Although many contributions have been made in the assessment of investment projects through real options [2,7,12], the investment in digital technologies coming from Industry 4.0 pose new challenges, with a need to reevaluate the suitability of this approach and their strategic implications. The present research is in line with the reports assuring that changes in the aerospace and automotive industry must be done cautiously as the implications can be very significant [23,24]. The main recommendations addressed to managers are essentially based on learning from digital technologies and gradually preparing for the changes. In this sense, the learning option approach represents a more flexible option which allows adaptation to the changing circumstances no matter how small they are, as well as their incorporation into the strategic planning derived from the implementation of digital technology.
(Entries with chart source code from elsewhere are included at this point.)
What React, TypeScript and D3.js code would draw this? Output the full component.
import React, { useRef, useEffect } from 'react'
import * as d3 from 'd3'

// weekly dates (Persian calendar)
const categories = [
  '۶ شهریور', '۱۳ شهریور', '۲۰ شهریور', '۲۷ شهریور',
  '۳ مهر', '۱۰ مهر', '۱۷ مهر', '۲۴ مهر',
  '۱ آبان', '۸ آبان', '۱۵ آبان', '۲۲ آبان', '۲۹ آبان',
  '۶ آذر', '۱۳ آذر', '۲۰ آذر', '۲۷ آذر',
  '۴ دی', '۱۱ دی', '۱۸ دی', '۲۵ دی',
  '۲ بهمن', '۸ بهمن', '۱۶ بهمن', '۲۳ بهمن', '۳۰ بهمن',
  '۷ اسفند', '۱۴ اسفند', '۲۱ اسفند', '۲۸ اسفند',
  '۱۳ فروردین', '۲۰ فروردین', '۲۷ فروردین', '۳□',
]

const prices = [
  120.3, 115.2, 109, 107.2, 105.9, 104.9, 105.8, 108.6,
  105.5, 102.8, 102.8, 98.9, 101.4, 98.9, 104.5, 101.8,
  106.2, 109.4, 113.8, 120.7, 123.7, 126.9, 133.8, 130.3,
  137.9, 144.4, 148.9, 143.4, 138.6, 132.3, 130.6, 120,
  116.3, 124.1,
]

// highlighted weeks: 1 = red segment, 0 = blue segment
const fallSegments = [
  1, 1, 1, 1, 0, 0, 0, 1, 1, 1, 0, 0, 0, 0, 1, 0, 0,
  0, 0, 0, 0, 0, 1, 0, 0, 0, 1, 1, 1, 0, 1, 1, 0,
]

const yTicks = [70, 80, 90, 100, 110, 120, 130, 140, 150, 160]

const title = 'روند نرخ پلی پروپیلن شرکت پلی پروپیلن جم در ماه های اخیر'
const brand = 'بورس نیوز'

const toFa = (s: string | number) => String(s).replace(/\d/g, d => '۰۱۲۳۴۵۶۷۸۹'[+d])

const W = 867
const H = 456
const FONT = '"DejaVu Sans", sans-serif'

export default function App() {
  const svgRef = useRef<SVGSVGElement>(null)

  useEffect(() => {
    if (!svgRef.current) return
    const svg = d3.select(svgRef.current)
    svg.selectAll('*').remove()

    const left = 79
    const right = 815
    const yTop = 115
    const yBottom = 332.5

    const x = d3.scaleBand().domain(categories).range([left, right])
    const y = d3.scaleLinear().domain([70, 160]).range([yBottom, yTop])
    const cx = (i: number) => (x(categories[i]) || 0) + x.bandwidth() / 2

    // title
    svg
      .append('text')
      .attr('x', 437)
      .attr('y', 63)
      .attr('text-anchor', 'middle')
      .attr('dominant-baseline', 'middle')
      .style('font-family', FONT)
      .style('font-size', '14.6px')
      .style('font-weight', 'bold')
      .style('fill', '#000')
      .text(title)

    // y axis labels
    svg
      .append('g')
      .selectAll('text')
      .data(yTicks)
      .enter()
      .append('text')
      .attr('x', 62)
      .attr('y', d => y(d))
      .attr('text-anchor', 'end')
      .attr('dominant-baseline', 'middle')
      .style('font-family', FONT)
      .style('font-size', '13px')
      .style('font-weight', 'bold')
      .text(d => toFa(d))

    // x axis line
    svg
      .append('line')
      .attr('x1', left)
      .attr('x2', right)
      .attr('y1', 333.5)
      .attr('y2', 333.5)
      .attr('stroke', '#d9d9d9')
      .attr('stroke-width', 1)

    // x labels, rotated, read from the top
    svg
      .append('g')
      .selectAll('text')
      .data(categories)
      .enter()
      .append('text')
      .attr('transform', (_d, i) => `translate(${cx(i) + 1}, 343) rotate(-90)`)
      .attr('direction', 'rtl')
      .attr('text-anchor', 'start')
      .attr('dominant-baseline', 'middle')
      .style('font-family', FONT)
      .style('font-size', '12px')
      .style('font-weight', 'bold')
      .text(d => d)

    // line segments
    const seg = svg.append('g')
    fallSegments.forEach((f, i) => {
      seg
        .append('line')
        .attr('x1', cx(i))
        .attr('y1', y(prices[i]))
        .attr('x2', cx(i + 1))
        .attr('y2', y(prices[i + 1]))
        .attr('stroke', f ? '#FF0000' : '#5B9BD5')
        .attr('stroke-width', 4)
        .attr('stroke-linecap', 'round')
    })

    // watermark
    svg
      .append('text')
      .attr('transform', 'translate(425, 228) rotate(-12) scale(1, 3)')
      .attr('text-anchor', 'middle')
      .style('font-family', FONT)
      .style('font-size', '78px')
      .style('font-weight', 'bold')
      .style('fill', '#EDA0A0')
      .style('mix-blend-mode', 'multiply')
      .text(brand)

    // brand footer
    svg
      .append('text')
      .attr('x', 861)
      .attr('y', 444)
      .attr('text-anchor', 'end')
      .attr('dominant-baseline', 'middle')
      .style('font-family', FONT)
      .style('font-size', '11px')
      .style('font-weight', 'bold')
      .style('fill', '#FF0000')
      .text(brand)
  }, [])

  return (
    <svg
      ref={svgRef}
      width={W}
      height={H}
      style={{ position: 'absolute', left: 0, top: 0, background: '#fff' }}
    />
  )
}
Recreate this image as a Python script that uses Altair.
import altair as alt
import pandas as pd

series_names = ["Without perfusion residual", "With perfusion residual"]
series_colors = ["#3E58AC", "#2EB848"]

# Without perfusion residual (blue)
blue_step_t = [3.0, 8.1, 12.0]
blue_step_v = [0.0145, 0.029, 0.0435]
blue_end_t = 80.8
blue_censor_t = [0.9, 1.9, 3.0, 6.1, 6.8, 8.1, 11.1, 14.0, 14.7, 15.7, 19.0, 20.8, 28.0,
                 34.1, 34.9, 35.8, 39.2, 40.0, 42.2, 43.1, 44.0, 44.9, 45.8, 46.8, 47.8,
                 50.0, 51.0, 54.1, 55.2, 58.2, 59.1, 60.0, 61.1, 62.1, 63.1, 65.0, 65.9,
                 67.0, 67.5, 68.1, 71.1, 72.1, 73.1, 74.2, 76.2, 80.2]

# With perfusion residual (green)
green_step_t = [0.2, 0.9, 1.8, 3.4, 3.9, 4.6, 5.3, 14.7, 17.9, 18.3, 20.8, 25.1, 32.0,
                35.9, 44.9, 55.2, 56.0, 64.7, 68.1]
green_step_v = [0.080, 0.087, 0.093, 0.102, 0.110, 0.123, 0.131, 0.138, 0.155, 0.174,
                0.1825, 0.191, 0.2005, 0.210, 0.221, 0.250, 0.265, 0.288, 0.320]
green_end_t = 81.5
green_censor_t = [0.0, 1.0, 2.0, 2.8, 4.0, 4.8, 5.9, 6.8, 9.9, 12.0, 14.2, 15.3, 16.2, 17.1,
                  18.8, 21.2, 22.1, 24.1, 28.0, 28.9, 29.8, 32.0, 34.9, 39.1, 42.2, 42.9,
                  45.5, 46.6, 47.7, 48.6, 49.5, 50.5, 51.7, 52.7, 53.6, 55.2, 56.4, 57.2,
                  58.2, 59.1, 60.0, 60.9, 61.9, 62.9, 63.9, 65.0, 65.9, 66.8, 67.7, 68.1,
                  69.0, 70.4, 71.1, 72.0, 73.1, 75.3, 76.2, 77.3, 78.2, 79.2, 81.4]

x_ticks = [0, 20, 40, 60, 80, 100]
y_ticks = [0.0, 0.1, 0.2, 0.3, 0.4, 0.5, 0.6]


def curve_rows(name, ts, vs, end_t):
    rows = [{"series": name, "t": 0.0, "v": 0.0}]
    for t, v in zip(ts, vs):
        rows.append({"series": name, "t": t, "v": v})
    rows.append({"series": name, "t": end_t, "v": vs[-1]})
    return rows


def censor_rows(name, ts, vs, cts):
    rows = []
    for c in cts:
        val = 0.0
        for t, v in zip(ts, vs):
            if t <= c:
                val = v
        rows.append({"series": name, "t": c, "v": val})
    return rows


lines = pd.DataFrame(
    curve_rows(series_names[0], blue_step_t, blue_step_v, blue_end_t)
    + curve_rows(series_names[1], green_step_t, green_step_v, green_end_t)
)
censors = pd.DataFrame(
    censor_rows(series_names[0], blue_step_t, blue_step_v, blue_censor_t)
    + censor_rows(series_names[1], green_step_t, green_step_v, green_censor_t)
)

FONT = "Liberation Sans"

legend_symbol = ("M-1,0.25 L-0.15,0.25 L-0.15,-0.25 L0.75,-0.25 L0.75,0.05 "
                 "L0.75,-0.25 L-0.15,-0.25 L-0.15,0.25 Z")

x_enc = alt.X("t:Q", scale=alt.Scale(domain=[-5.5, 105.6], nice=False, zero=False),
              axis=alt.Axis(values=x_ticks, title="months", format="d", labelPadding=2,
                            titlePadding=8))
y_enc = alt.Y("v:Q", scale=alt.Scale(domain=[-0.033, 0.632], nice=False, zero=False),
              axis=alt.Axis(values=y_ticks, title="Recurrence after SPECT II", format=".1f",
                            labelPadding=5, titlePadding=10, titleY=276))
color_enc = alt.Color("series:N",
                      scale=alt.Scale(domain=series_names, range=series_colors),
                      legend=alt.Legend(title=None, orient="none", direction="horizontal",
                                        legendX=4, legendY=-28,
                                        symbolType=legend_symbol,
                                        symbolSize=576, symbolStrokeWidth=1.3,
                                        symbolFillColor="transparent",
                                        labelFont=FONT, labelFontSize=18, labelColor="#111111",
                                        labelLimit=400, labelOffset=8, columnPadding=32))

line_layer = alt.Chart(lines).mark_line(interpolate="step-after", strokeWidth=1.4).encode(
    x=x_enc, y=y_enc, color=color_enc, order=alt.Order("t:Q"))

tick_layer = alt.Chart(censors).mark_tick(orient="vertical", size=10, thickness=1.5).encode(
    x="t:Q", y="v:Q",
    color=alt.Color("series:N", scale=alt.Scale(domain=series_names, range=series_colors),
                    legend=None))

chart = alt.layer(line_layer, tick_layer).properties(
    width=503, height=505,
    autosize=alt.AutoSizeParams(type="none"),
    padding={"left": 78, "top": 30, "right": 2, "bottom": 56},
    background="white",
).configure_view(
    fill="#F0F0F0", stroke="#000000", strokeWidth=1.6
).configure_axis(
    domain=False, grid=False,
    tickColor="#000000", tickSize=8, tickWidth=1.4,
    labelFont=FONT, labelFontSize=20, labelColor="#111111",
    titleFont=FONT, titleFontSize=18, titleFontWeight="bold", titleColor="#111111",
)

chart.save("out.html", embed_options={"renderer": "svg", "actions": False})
Diverse directions can be taken to improve this work. First, it is important to move forward in the study of the sector’s casuistry and other particularities to determine other types of effects that can hinder the correct application of the learning option. Secondly, although the learning option was demonstrated to enrich the decision-making process, it might be useful to test the validity of other types of real options in order to shed some light on the evolution of the strategic value. Consequently, it would be necessary to determine the modalities of real options that would add greater strategic value given the current technological development in this sector. Thirdly, the use of aggregated data prevented a detailed study of where in the industry’s supply chain a learning option would fit better or have greater implications. This would be of great interest because the impact of the implementation of blockchain technology in one part of the supply chain can have a significant impact on other parts, including the supply chain as a whole.